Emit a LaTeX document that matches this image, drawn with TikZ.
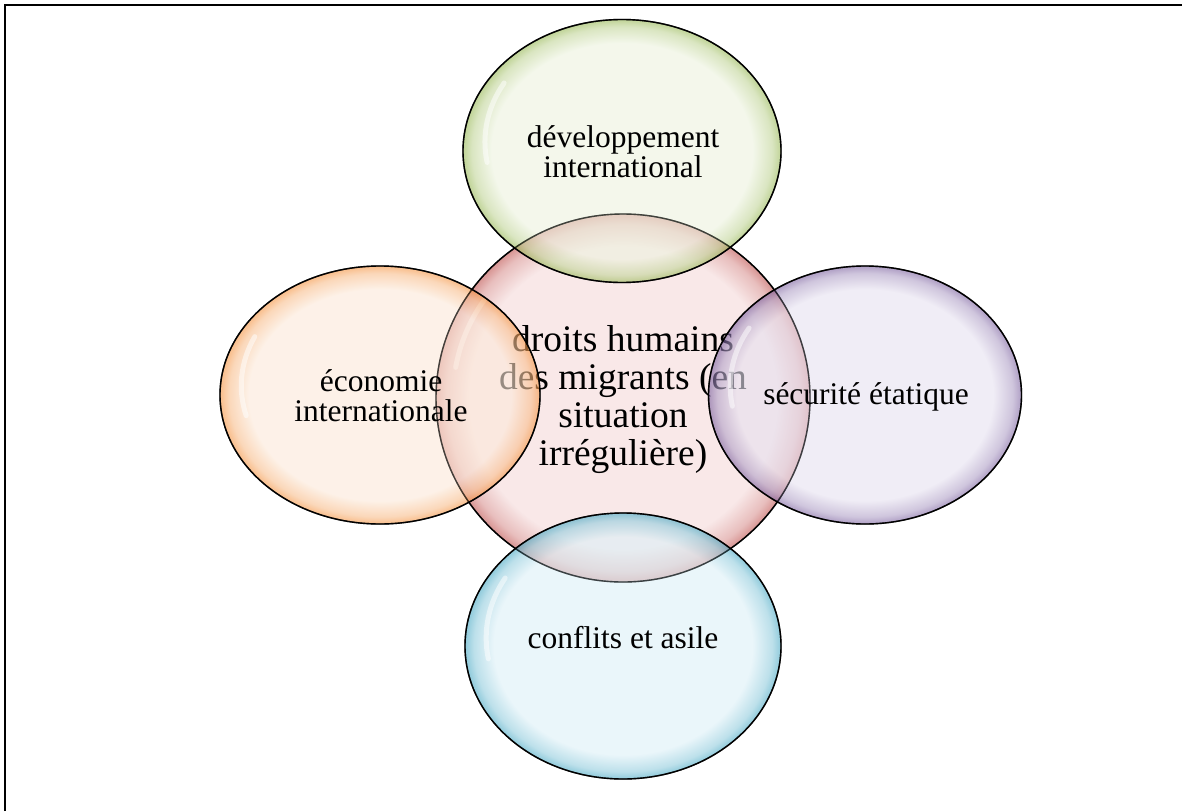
\documentclass[tikz,border=0pt]{standalone}
\usepackage{fontspec}
\setmainfont{Liberation Serif}
\usetikzlibrary{shapes.geometric,calc}
\pgfdeclareradialshading[bubin,bubout]{bubble}{\pgfpoint{0bp}{0bp}}{color(0bp)=(bubin); color(20.5bp)=(bubin); color(23.6bp)=(bubout!50!bubin); color(25bp)=(bubout); color(50bp)=(bubout)}
\definecolor{gin}{RGB}{237,243,223}\definecolor{gout}{RGB}{150,183,82}
\definecolor{rin}{RGB}{245,218,218}\definecolor{rout}{RGB}{190,78,75}
\definecolor{oin}{RGB}{252,233,217}\definecolor{oout}{RGB}{245,146,62}
\definecolor{pin}{RGB}{230,225,240}\definecolor{pout}{RGB}{122,95,158}
\definecolor{bin}{RGB}{220,240,247}\definecolor{bout}{RGB}{70,168,196}
\tikzset{
  bubble/.style={ellipse, draw=black, line width=1.4pt, shading=bubble,
    fill opacity=0.6, inner sep=0pt},
  rimline/.style={draw=black, line width=1.4pt, draw opacity=0.55},
  lbl/.style={align=center, font=\fontsize{31.5}{30}\selectfont, inner sep=0pt},
  biglbl/.style={align=center, font=\fontsize{37.5}{38}\selectfont, inner sep=0pt},
  gloss/.style={white, line width=5pt, line cap=round, opacity=0.5}
}
\begin{document}
\begin{tikzpicture}[x=1pt,y=-1pt]
\useasboundingbox (0,0) rectangle (1182,811);
\fill[white] (0,0) rectangle (1182,811);
\draw[line width=2pt] (5,811) -- (5,5) -- (1190,5);
% centre
\colorlet{bubin}{rin}\colorlet{bubout}{rout}
\node[bubble, minimum width=374pt, minimum height=368pt] (centre) at (623,398) {};
\draw[gloss] ($(centre.center)!0.91!(centre.145)$) arc[start angle=145, end angle=170, x radius=170pt, y radius=167pt];
\node[biglbl] (centre-t) at (623,400) {droits humains\\des migrants (en\\situation\\irrégulière)};
% left
\colorlet{bubin}{oin}\colorlet{bubout}{oout}
\node[bubble, minimum width=320pt, minimum height=258pt] (eco) at (380,395) {};
\draw[gloss] ($(eco.center)!0.9!(eco.155)$) arc[start angle=155, end angle=195, x radius=144pt, y radius=116pt];
\node[lbl] (eco-t) at (381,396) {économie\\internationale};
% right
\colorlet{bubin}{pin}\colorlet{bubout}{pout}
\node[bubble, minimum width=313pt, minimum height=258pt] (secu) at (865,395) {};
\draw[gloss] ($(secu.center)!0.9!(secu.150)$) arc[start angle=150, end angle=190, x radius=141pt, y radius=116pt];
\node[lbl] (secu-t) at (866,397) {sécurité étatique};
% top
\colorlet{bubin}{gin}\colorlet{bubout}{gout}
\node[bubble, minimum width=318pt, minimum height=263pt] (dev) at (622,151) {};
\draw[gloss] ($(dev.center)!0.9!(dev.150)$) arc[start angle=150, end angle=190, x radius=143pt, y radius=118pt];
\node[lbl] (dev-t) at (623,152) {développement\\international};
% bottom
\colorlet{bubin}{bin}\colorlet{bubout}{bout}
\node[bubble, minimum width=316pt, minimum height=266pt] (conf) at (623,646) {};
\draw[gloss] ($(conf.center)!0.9!(conf.150)$) arc[start angle=150, end angle=190, x radius=142pt, y radius=120pt];
\node[lbl] (conf-t) at (623,638) {conflits et asile};
% outlines seen through the bubbles
\path[rimline] (centre.center) ellipse [x radius=187pt, y radius=184pt];
\path[rimline] (eco.center) ellipse [x radius=160pt, y radius=129pt];
\path[rimline] (secu.center) ellipse [x radius=156.5pt, y radius=129pt];
\path[rimline] (dev.center) ellipse [x radius=159pt, y radius=131.5pt];
\path[rimline] (conf.center) ellipse [x radius=158pt, y radius=133pt];
\end{tikzpicture}
\end{document}
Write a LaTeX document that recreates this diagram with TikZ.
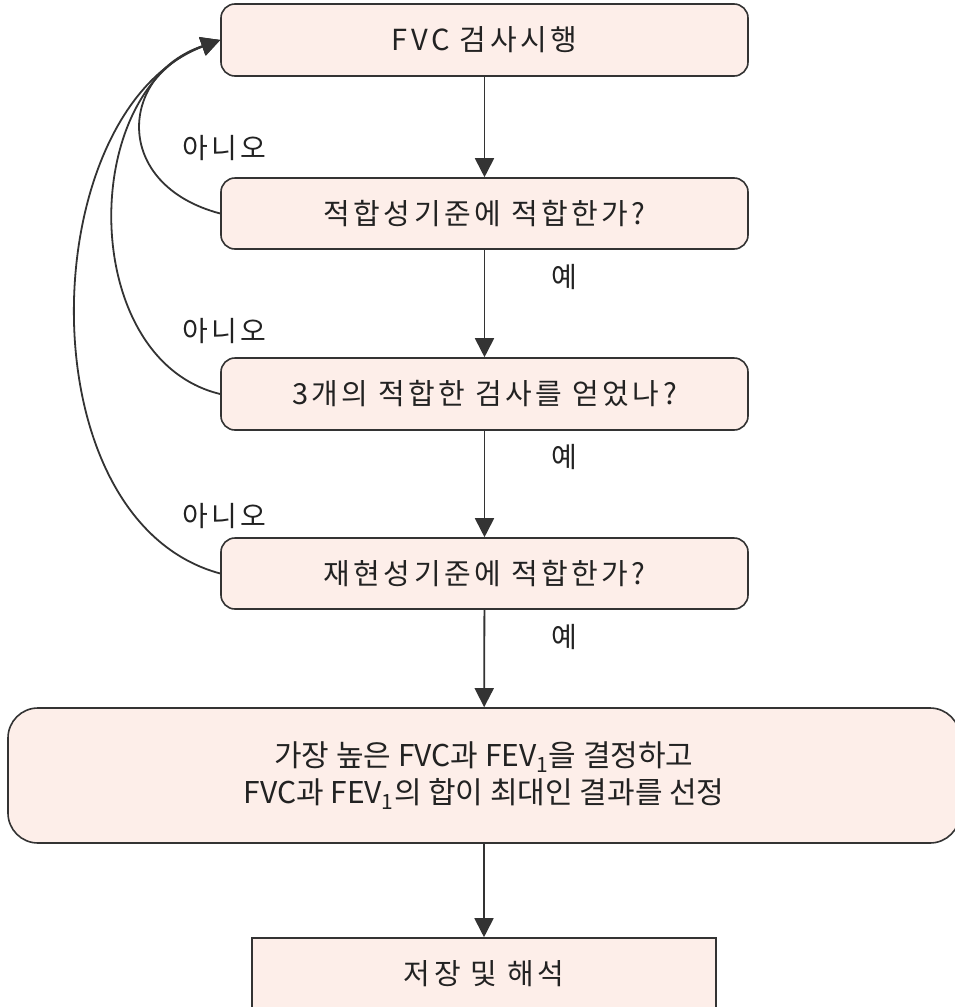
++++
* _Task directions_:
Output every entry exactly as given; pictures are not part of the copy.

* _Result for this task_:
Emit a LaTeX document that matches this image, drawn with TikZ.
\documentclass[tikz,border=0pt]{standalone}
\usepackage{fontspec}
\setmainfont{Liberation Serif}
\usetikzlibrary{shapes.geometric,calc}
\pgfdeclareradialshading[bubin,bubout]{bubble}{\pgfpoint{0bp}{0bp}}{color(0bp)=(bubin); color(20.5bp)=(bubin); color(23.6bp)=(bubout!50!bubin); color(25bp)=(bubout); color(50bp)=(bubout)}
\definecolor{gin}{RGB}{237,243,223}\definecolor{gout}{RGB}{150,183,82}
\definecolor{rin}{RGB}{245,218,218}\definecolor{rout}{RGB}{190,78,75}
\definecolor{oin}{RGB}{252,233,217}\definecolor{oout}{RGB}{245,146,62}
\definecolor{pin}{RGB}{230,225,240}\definecolor{pout}{RGB}{122,95,158}
\definecolor{bin}{RGB}{220,240,247}\definecolor{bout}{RGB}{70,168,196}
\tikzset{
  bubble/.style={ellipse, draw=black, line width=1.4pt, shading=bubble,
    fill opacity=0.6, inner sep=0pt},
  rimline/.style={draw=black, line width=1.4pt, draw opacity=0.55},
  lbl/.style={align=center, font=\fontsize{31.5}{30}\selectfont, inner sep=0pt},
  biglbl/.style={align=center, font=\fontsize{37.5}{38}\selectfont, inner sep=0pt},
  gloss/.style={white, line width=5pt, line cap=round, opacity=0.5}
}
\begin{document}
\begin{tikzpicture}[x=1pt,y=-1pt]
\useasboundingbox (0,0) rectangle (1182,811);
\fill[white] (0,0) rectangle (1182,811);
\draw[line width=2pt] (5,811) -- (5,5) -- (1190,5);
% centre
\colorlet{bubin}{rin}\colorlet{bubout}{rout}
\node[bubble, minimum width=374pt, minimum height=368pt] (centre) at (623,398) {};
\draw[gloss] ($(centre.center)!0.91!(centre.145)$) arc[start angle=145, end angle=170, x radius=170pt, y radius=167pt];
\node[biglbl] (centre-t) at (623,400) {droits humains\\des migrants (en\\situation\\irrégulière)};
% left
\colorlet{bubin}{oin}\colorlet{bubout}{oout}
\node[bubble, minimum width=320pt, minimum height=258pt] (eco) at (380,395) {};
\draw[gloss] ($(eco.center)!0.9!(eco.155)$) arc[start angle=155, end angle=195, x radius=144pt, y radius=116pt];
\node[lbl] (eco-t) at (381,396) {économie\\internationale};
% right
\colorlet{bubin}{pin}\colorlet{bubout}{pout}
\node[bubble, minimum width=313pt, minimum height=258pt] (secu) at (865,395) {};
\draw[gloss] ($(secu.center)!0.9!(secu.150)$) arc[start angle=150, end angle=190, x radius=141pt, y radius=116pt];
\node[lbl] (secu-t) at (866,397) {sécurité étatique};
% top
\colorlet{bubin}{gin}\colorlet{bubout}{gout}
\node[bubble, minimum width=318pt, minimum height=263pt] (dev) at (622,151) {};
\draw[gloss] ($(dev.center)!0.9!(dev.150)$) arc[start angle=150, end angle=190, x radius=143pt, y radius=118pt];
\node[lbl] (dev-t) at (623,152) {développement\\international};
% bottom
\colorlet{bubin}{bin}\colorlet{bubout}{bout}
\node[bubble, minimum width=316pt, minimum height=266pt] (conf) at (623,646) {};
\draw[gloss] ($(conf.center)!0.9!(conf.150)$) arc[start angle=150, end angle=190, x radius=142pt, y radius=120pt];
\node[lbl] (conf-t) at (623,638) {conflits et asile};
% outlines seen through the bubbles
\path[rimline] (centre.center) ellipse [x radius=187pt, y radius=184pt];
\path[rimline] (eco.center) ellipse [x radius=160pt, y radius=129pt];
\path[rimline] (secu.center) ellipse [x radius=156.5pt, y radius=129pt];
\path[rimline] (dev.center) ellipse [x radius=159pt, y radius=131.5pt];
\path[rimline] (conf.center) ellipse [x radius=158pt, y radius=133pt];
\end{tikzpicture}
\end{document}
Write a LaTeX document that recreates this diagram with TikZ.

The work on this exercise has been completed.